Muntinlupa (particularly Alabang Business District)

Muntinlupa is Soriano’s second most ideal location, and Leechiu’s third, mainly because of the Alabang Business District. Leechiu said: “Combining the Madrigal Business Park, Ayala Alabang, and Filinvest Corporate City, this really was the first live-work-play concept put to action.” He added that the Alabang district has been around for about 25 years and truly brings people from all walks of life and integrates them successfully.

Leechiu added that the plus points for Alabang are: Property values are the cheapest, and present the best value for money. It also has the highest ratio of open spaces to developed land with its various parks and convention areas. The air is cleaner and the location has the most greenery (plants and trees).

Clark Special Economic Zone

Though not a city, CSEZ, according to Soriano, deserves special mention and thus takes his sixth spot. Matti and Cordero also names Clark their third. The latter particularly specified the Clark-Subic corridor mainly for “the availability of developable land, as well as superior level of infrastructure links (air, land and water transport).”

Santa Rosa, Laguna

Not just a place for “enchantment,” Santa Rosa is making a name for itself as the Lion City of South Luzon, and has become top of mind among investors, as it plays host to the thriving Laguna Technopark and other satellite cities and posh subdivisions. Santa Rosa is Soriano’s fourth most ideal city, and Matti’s sixth.

Tagaytay City

Twenty minutes upland of Santa Rosa is the popular summer destination of Tagaytay, where Soriano said he would someday want to relocate to. “Tagaytay represents all the key quality of life elements, from lifestyle to wellness and access to arts and culture, medical services, and world-class education in Sta. Rosa, its next-door city.”

Davao City

Davao City is Soriano’s fifth, Matti’s second, and Cordero’s fourth. Their reason: “The relatively secure environment has been attracting investors to the city (although major infrastructure programs should be implemented in the soonest possible time to address concerns such as traffic and excessive flooding).”

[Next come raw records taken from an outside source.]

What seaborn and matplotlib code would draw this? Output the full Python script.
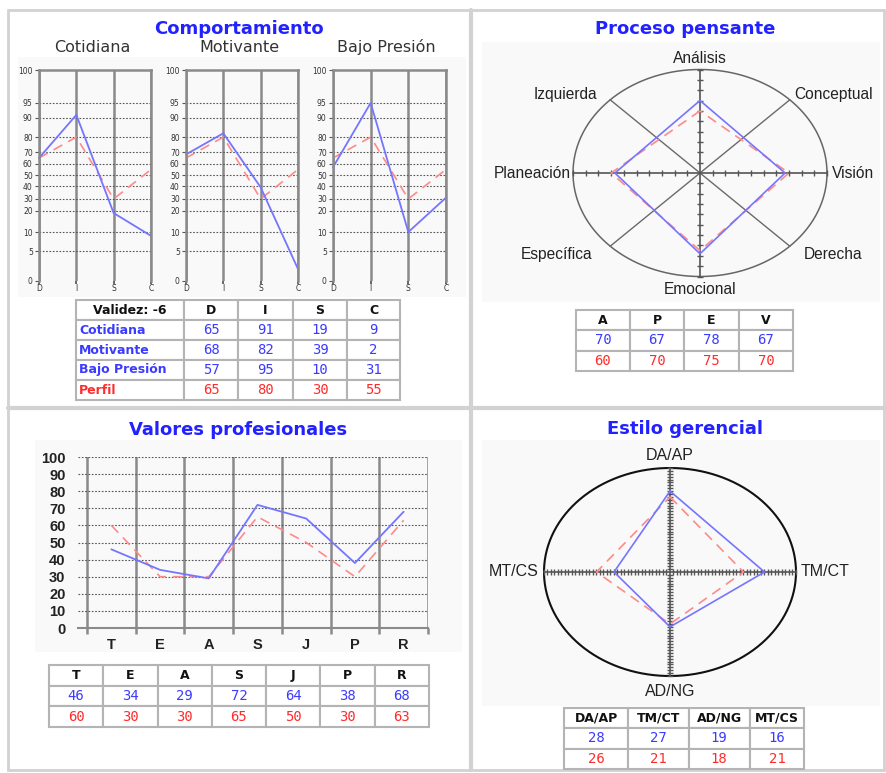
import numpy as np
import seaborn as sns
import matplotlib.pyplot as plt
from matplotlib.lines import Line2D
from matplotlib.patches import Rectangle

# ---- data ----
disc_cats = ["D", "I", "S", "C"]
disc_names = ["Cotidiana", "Motivante", "Bajo Presión"]
cotidiana = [65, 91, 19, 9]
motivante = [68, 82, 39, 2]
bajo_presion = [57, 95, 10, 31]
perfil_disc = [65, 80, 30, 55]
validez = -6
disc_ticks = [0, 5, 10, 20, 30, 40, 50, 60, 70, 80, 90, 95, 100]
# relative height of each tick on the (non linear) DISC scale
disc_scale = [0, .142, .232, .332, .389, .450, .502, .555, .611, .682, .773, .844, 1.0]

pp_labels = ["Análisis", "Conceptual", "Visión", "Derecha",
             "Emocional", "Específica", "Planeación", "Izquierda"]
pp_cols = ["A", "P", "E", "V"]
pp_actual = [70, 67, 78, 67]
pp_perfil = [60, 70, 75, 70]

vp_cats = ["T", "E", "A", "S", "J", "P", "R"]
vp_actual = [46, 34, 29, 72, 64, 38, 68]
vp_perfil = [60, 30, 30, 65, 50, 30, 63]

eg_cols = ["DA/AP", "TM/CT", "AD/NG", "MT/CS"]
eg_actual = [28, 27, 19, 16]
eg_perfil = [26, 21, 18, 21]
eg_max = 36

# ---- style ----
W, H = 887, 773
TITLE = "#2222ff"
BLUE_TXT = "#3b3bff"
RED_TXT = "#ff2b2b"
BLUE_LN = "#7575ff"
RED_LN = "#ff8a8a"
DASH = (0, (6, 4))

sns.set_theme(style="white")
plt.rcParams["font.family"] = ["DejaVu Sans"]

fig = plt.figure(figsize=(W / 100, H / 100), dpi=100)
fig.patch.set_facecolor("white")


def rect(x0, y0, x1, y1):
    return [x0 / W, 1 - y1 / H, (x1 - x0) / W, (y1 - y0) / H]


def fline(x0, y0, x1, y1, **kw):
    fig.add_artist(Line2D([x0 / W, x1 / W], [1 - y0 / H, 1 - y1 / H],
                          transform=fig.transFigure, **kw))


def fbox(x0, y0, x1, y1, **kw):
    fig.add_artist(Rectangle((x0 / W, 1 - y1 / H), (x1 - x0) / W, (y1 - y0) / H,
                             transform=fig.transFigure, **kw))


def ftext(x, y, s, **kw):
    fig.text(x / W, 1 - y / H, s, **kw)


def line(ax, xs, ys, color, dashed=False, lw=1.3):
    kw = dict(ls=DASH) if dashed else {}
    sns.lineplot(x=xs, y=ys, ax=ax, color=color, lw=lw, sort=False,
                 estimator=None, clip_on=False, **kw)


def table(box, cells, col_px, colors, left_first=False):
    ax = fig.add_axes(rect(*box))
    ax.axis("off")
    widths = np.array(col_px) / sum(col_px)
    tb = ax.table(cellText=cells, colWidths=widths, cellLoc="center", bbox=[0, 0, 1, 1])
    tb.auto_set_font_size(False)
    for (r, c), cell in tb.get_celld().items():
        cell.set_edgecolor("#b4b4b4")
        cell.set_linewidth(1.5)
        t = cell.get_text()
        if r == 0:
            t.set_fontweight("bold")
            t.set_color("#111111")
            t.set_fontsize(9)
        else:
            t.set_color(colors[r - 1])
            if left_first and c == 0:
                cell._loc = "left"
                cell.PAD = 0.03
                t.set_ha("left")
                t.set_fontweight("bold")
                t.set_fontsize(9)
            else:
                t.set_family("DejaVu Sans Mono")
                t.set_fontsize(10)
    return tb


# ---- frame ----
for b in [(18, 57, 466, 297), (482, 42, 880, 302), (35, 440, 462, 652), (482, 440, 880, 706)]:
    fbox(*b, facecolor="#f9f9f9", edgecolor="none", zorder=-5)
fbox(8, 10, 884, 770, facecolor="none", edgecolor="#d2d2d2", lw=2, zorder=-4)
fline(471, 10, 471, 770, color="#d2d2d2", lw=3, zorder=-4)
fline(8, 408, 884, 408, color="#d2d2d2", lw=3, zorder=-4)

# ---- Comportamiento ----
ftext(239, 29, "Comportamiento", ha="center", va="center", fontsize=13,
      fontweight="bold", color=TITLE)


def fwd(v):
    return np.interp(v, disc_ticks, disc_scale)


def inv(p):
    return np.interp(p, disc_scale, disc_ticks)


disc_series = [cotidiana, motivante, bajo_presion]
disc_x = [(39, 151), (186, 298), (333, 446)]
for name, vals, (x0, x1) in zip(disc_names, disc_series, disc_x):
    ax = fig.add_axes(rect(x0, 70, x1, 281))
    ax.set_facecolor("none")
    ax.set_yscale("function", functions=(fwd, inv))
    xs = list(range(len(disc_cats)))
    line(ax, xs, perfil_disc, RED_LN, dashed=True, lw=1.2)
    line(ax, xs, vals, BLUE_LN, lw=1.3)
    ax.set_xlim(0, len(disc_cats) - 1)
    ax.set_ylim(0, 100)
    ax.set_yticks(disc_ticks)
    ax.set_yticklabels([str(t) for t in disc_ticks])
    ax.set_xticks(xs)
    ax.set_xticklabels(disc_cats)
    ax.set_axisbelow(True)
    ax.grid(axis="x", color="#8a8a8a", lw=1.8)
    ax.grid(axis="y", color="#555555", ls=(0, (1.5, 1.5)), lw=0.8)
    gl = ax.get_ygridlines()
    gl[0].set_visible(False)
    gl[-1].set_visible(False)
    for s in ["left", "right", "top"]:
        ax.spines[s].set_color("#8a8a8a")
        ax.spines[s].set_linewidth(1.8)
    ax.spines["bottom"].set_visible(False)
    ax.tick_params(axis="y", labelsize=5.5, length=3, width=0.8, color="#555555",
                   labelcolor="#333333", pad=1.5, left=True)
    ax.tick_params(axis="x", labelsize=5.5, length=2, color="#555555",
                   labelcolor="#333333", pad=0.5, bottom=True)
    ax.minorticks_off()
    ftext((x0 + x1) / 2 - 3, 47, name, ha="center", va="center", fontsize=11.5,
          color="#333333")

table((76, 300, 400, 400),
      [[f"Validez: {validez}"] + disc_cats] +
      [[n] + [str(v) for v in s] for n, s in zip(disc_names, disc_series)] +
      [["Perfil"] + [str(v) for v in perfil_disc]],
      [108, 54, 55, 54, 53],
      [BLUE_TXT, BLUE_TXT, BLUE_TXT, RED_TXT], left_first=True)

# ---- radar helpers ----
pp_angle = {"A": 90, "V": 0, "E": 270, "P": 180}
eg_angle = {"DA/AP": 90, "TM/CT": 0, "AD/NG": 270, "MT/CS": 180}


def poly(keys, vals, angles, vmax):
    a = np.deg2rad([angles[k] for k in keys] + [angles[keys[0]]])
    v = np.array(list(vals) + [vals[0]]) / vmax
    return v * np.cos(a), v * np.sin(a)


def radar_base(ax, ring_color, ring_lw, step, tick_ms, spokes):
    ax.set_xlim(-1, 1)
    ax.set_ylim(-1, 1)
    ax.axis("off")
    t = np.linspace(0, 2 * np.pi, 400)
    ax.plot(np.cos(t), np.sin(t), color=ring_color, lw=ring_lw, clip_on=False)
    if spokes:
        for d in [45, 135, 225, 315]:
            r = np.deg2rad(d)
            ax.plot([0, np.cos(r)], [0, np.sin(r)], color="#6a6a6a", lw=1, clip_on=False)
    ax.plot([-1, 1], [0, 0], color="#555555", lw=1.2, clip_on=False)
    ax.plot([0, 0], [-1, 1], color="#555555", lw=1.2, clip_on=False)
    tk = np.arange(step, 1.0 + 1e-9, step)
    tk = np.concatenate([tk, -tk])
    ax.plot(tk, np.zeros_like(tk), ls="none", marker="|", ms=tick_ms, mew=1,
            color="#555555", clip_on=False)
    ax.plot(np.zeros_like(tk), tk, ls="none", marker="_", ms=tick_ms, mew=1,
            color="#555555", clip_on=False)


# ---- Proceso pensante ----
ftext(685, 29, "Proceso pensante", ha="center", va="center", fontsize=13,
      fontweight="bold", color=TITLE)
ax = fig.add_axes(rect(573, 69.5, 827, 276.5))
radar_base(ax, "#666666", 1.1, 0.1, 5, True)
px, py = poly(pp_cols, pp_perfil, pp_angle, 100)
line(ax, px, py, RED_LN, dashed=True, lw=1.2)
px, py = poly(pp_cols, pp_actual, pp_angle, 100)
line(ax, px, py, BLUE_LN, lw=1.2)
lab_kw = dict(fontsize=11.2, color="#222222", family=["Liberation Sans"])
pp_pos = [(0, 1.11, "center"), (1.05, 0.76, "center"), (1.04, 0, "left"),
          (1.05, -0.79, "center"), (0, -1.13, "center"), (-1.13, -0.79, "center"),
          (-1.02, 0, "right"), (-1.06, 0.76, "center")]
for lab, (x, y, ha) in zip(pp_labels, pp_pos):
    ax.text(x, y, lab, ha=ha, va="center", **lab_kw)

table((576, 310, 793, 371),
      [pp_cols, [str(v) for v in pp_actual], [str(v) for v in pp_perfil]],
      [54, 54, 55, 54], [BLUE_TXT, RED_TXT])

# ---- Valores profesionales ----
ftext(238, 430, "Valores profesionales", ha="center", va="center", fontsize=13,
      fontweight="bold", color=TITLE)
ax = fig.add_axes(rect(78, 457, 428, 628))
ax.set_facecolor("none")
xs = list(range(len(vp_cats)))
line(ax, xs, vp_perfil, RED_LN, dashed=True, lw=1.2)
line(ax, xs, vp_actual, BLUE_LN, lw=1.3)
n = len(vp_cats)
ax.set_xlim(-0.5 - 9 / 48.8, n - 0.5)
ax.set_ylim(0, 100)
ax.set_yticks(range(0, 101, 10))
ax.set_xticks(xs)
ax.set_xticklabels(vp_cats)
ax.set_xticks(np.arange(-0.5, n, 1), minor=True)
ax.set_axisbelow(True)
ax.grid(axis="x", which="minor", color="#8a8a8a", lw=1.8)
ax.grid(axis="x", which="major", visible=False)
ax.grid(axis="y", color="#555555", ls=(0, (1.5, 1.5)), lw=0.8)
ax.get_ygridlines()[0].set_visible(False)
for s in ["left", "right", "top"]:
    ax.spines[s].set_visible(False)
ax.spines["bottom"].set_color("#8a8a8a")
ax.spines["bottom"].set_linewidth(1.5)
ax.tick_params(axis="y", length=0, pad=9, labelsize=10.5, labelcolor="#222222")
ax.tick_params(axis="x", which="major", length=0, pad=7, labelsize=10.5,
               labelcolor="#222222")
ax.tick_params(axis="x", which="minor", length=4, width=1.8, color="#8a8a8a",
               direction="out", bottom=True)
for lab in ax.get_xticklabels() + ax.get_yticklabels():
    lab.set_fontweight("bold")
    lab.set_family("Liberation Sans")

table((49, 665, 429, 727),
      [vp_cats, [str(v) for v in vp_actual], [str(v) for v in vp_perfil]],
      [54] * 7, [BLUE_TXT, RED_TXT])

# ---- Estilo gerencial ----
ftext(685, 429, "Estilo gerencial", ha="center", va="center", fontsize=13,
      fontweight="bold", color=TITLE)
ax = fig.add_axes(rect(544, 468, 796, 676))
radar_base(ax, "#111111", 1.5, 1 / eg_max, 4, False)
px, py = poly(eg_cols, eg_perfil, eg_angle, eg_max)
line(ax, px, py, RED_LN, dashed=True, lw=1.2)
px, py = poly(eg_cols, eg_actual, eg_angle, eg_max)
line(ax, px, py, BLUE_LN, lw=1.2)
eg_pos = [(0, 1.125, "center"), (1.04, 0, "left"), (0, -1.15, "center"), (-1.04, 0, "right")]
for lab, (x, y, ha) in zip(eg_cols, eg_pos):
    ax.text(x, y, lab, ha=ha, va="center", fontsize=11.5, color="#222222",
            family=["Liberation Sans"])

table((564, 708, 804, 769),
      [eg_cols, [str(v) for v in eg_actual], [str(v) for v in eg_perfil]],
      [64, 60, 61, 54], [BLUE_TXT, RED_TXT])

fig.savefig("out.png", dpi=100)
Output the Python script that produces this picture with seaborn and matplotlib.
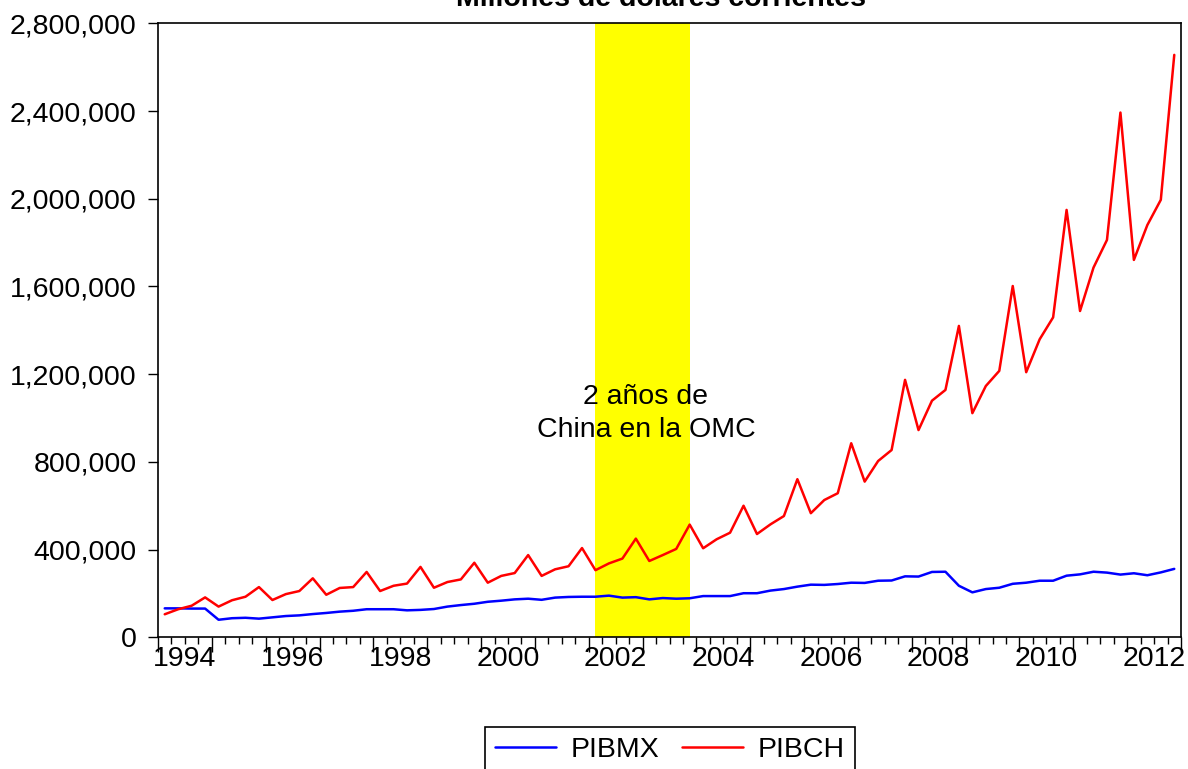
import matplotlib
matplotlib.use("Agg")
import matplotlib.pyplot as plt
from matplotlib.ticker import FuncFormatter
import numpy as np
import pandas as pd
import seaborn as sns

# PIB trimestral, millones de dolares corrientes, 1994Q1 - 2012Q4
years = list(range(1994, 2013))
year_labels = [str(y) for y in range(1994, 2013, 2)]

pibmx = [132000, 132000, 131000, 131000, 80000, 87000, 89000, 85000, 91000, 97000,
         100000, 106000, 111000, 117000, 121000, 128000, 128000, 128000, 123000, 125000,
         129000, 140000, 147000, 153000, 162000, 167000, 173000, 176000, 171000, 181000,
         184000, 185000, 185000, 190000, 181000, 183000, 173000, 179000, 176000, 178000,
         188000, 188000, 188000, 201000, 201000, 213000, 220000, 231000, 240000, 239000,
         243000, 249000, 248000, 258000, 259000, 278000, 277000, 298000, 299000, 235000,
         205000, 220000, 226000, 244000, 249000, 258000, 258000, 281000, 287000, 299000,
         295000, 286000, 292000, 283000, 296000, 312000]

pibch = [105000, 128000, 144000, 182000, 140000, 169000, 185000, 229000, 170000, 197000,
         211000, 269000, 194000, 225000, 229000, 298000, 211000, 235000, 245000, 321000,
         226000, 252000, 264000, 340000, 249000, 280000, 293000, 375000, 280000, 310000,
         324000, 407000, 306000, 337000, 359000, 450000, 348000, 375000, 403000, 514000,
         406000, 447000, 477000, 600000, 471000, 515000, 553000, 721000, 566000, 626000,
         657000, 885000, 710000, 804000, 854000, 1174000, 945000, 1079000, 1128000, 1420000,
         1022000, 1146000, 1215000, 1602000, 1209000, 1359000, 1459000, 1949000, 1488000, 1686000,
         1812000, 2393000, 1721000, 1880000, 1995000, 2656000]

quarters = [f"{y}Q{q}" for y in years for q in range(1, 5)]

sns.set_style("white")
plt.rcParams['font.family'] = ['Liberation Sans', 'DejaVu Sans']
plt.rcParams['text.color'] = 'black'
plt.rcParams['xtick.color'] = 'black'
plt.rcParams['ytick.color'] = 'black'
plt.rcParams['axes.labelcolor'] = 'black'

# each observation sits in the middle of its quarter slot
t = np.arange(len(quarters)) + 0.5
df = pd.DataFrame({'t': np.concatenate([t, t]),
                   'valor': pibmx + pibch,
                   'serie': ['PIBMX'] * len(pibmx) + ['PIBCH'] * len(pibch)})

fig = plt.figure(figsize=(11.88, 7.69), dpi=100)
ax = fig.add_axes([158 / 1188, 1 - 637.3 / 769, (1181 - 158) / 1188, (637.3 - 23.3) / 769])

# shaded period: 2002Q1 - 2003Q4
start = quarters.index("2002Q1") + 0.5
end = quarters.index("2003Q4") + 0.5
ax.axvspan(start, end, color='#ffff00', zorder=0, lw=0)

sns.lineplot(data=df, x='t', y='valor', hue='serie',
             palette={'PIBMX': '#0000ff', 'PIBCH': '#ff0000'},
             linewidth=1.8, ax=ax, legend=True)

ax.text(36.25, 1020000, "2 años de\nChina en la OMC", ha='center', va='center',
        fontsize=20.5, linespacing=1.32, color='black')

ax.set_xlim(0, len(quarters))
ax.set_ylim(0, 2800000)
ax.set_xlabel('')
ax.set_ylabel('')

# y axis
ax.set_yticks(np.arange(0, 2800001, 400000))
ax.yaxis.set_major_formatter(FuncFormatter(lambda v, p: f"{int(v):,}"))
ax.tick_params(axis='y', direction='out', length=7.5, width=1, pad=8, labelsize=20.5,
               left=True, colors='black')

# x axis: long ticks at year boundaries, short ones every quarter
ax.set_xticks(np.arange(0, len(quarters) + 1, 4))
ax.set_xticks(np.arange(0, len(quarters) + 1, 1), minor=True)
ax.tick_params(axis='x', which='major', direction='out', length=10.5, width=1,
               labelbottom=False, bottom=True, colors='black')
ax.tick_params(axis='x', which='minor', direction='out', length=5.3, width=1,
               bottom=True, colors='black')

# year labels centred on each year
sec = ax.secondary_xaxis('bottom')
sec.set_xticks([years.index(int(y)) * 4 + 2 for y in year_labels], labels=year_labels)
sec.tick_params(length=0, pad=6, labelsize=20.5, colors='black')
sec.spines['bottom'].set_visible(False)

for s in ax.spines.values():
    s.set_color('black')
    s.set_linewidth(1.2)

handles, labels = ax.get_legend_handles_labels()
ax.get_legend().remove()
leg = fig.legend(handles, labels, loc='upper center', bbox_to_anchor=(670 / 1188, 1 - 727 / 769),
                 ncol=2, frameon=True, fancybox=False, edgecolor='black', fontsize=20.5,
                 handlelength=2.15, handletextpad=0.5, columnspacing=0.8, borderpad=0.35,
                 borderaxespad=0)
leg.get_frame().set_linewidth(1.2)
leg.get_frame().set_alpha(1)

fig.text(661 / 1188, 1 - 6 / 769, "Millones de dólares corrientes", ha='center', va='baseline',
         fontsize=20.5, fontweight='bold', color='black')

fig.savefig('out.png', dpi=100, facecolor='white')
plt.close(fig)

Pasay (particularly Bay City)

Bay City (the centerpiece of which is the SM Mall of Asia) is Leechiu’s second pick. The SM MOA–Bay City, he said, is the “ultimate success story of a district that started with nothing but a dream, and now is the next fastest growing district in the Philippines; having not just office and retail and residential, but massive events venues to showcase the best the country has to offer.”

Other cities mentioned by the analysts were Baguio (Soriano’s sixth, Matti’s fourth) and Iloilo (Soriano’s seventh, and Matti’s fifth).

Much as these aforementioned cities are head and shoulders above their counterparts, Cordero notes “it is still very hard to assess where to settle for good, since these areas still have a wide room for improvement, and each offers unique features that would appeal to my diverse needs.”

So, what is your ideal, most livable city?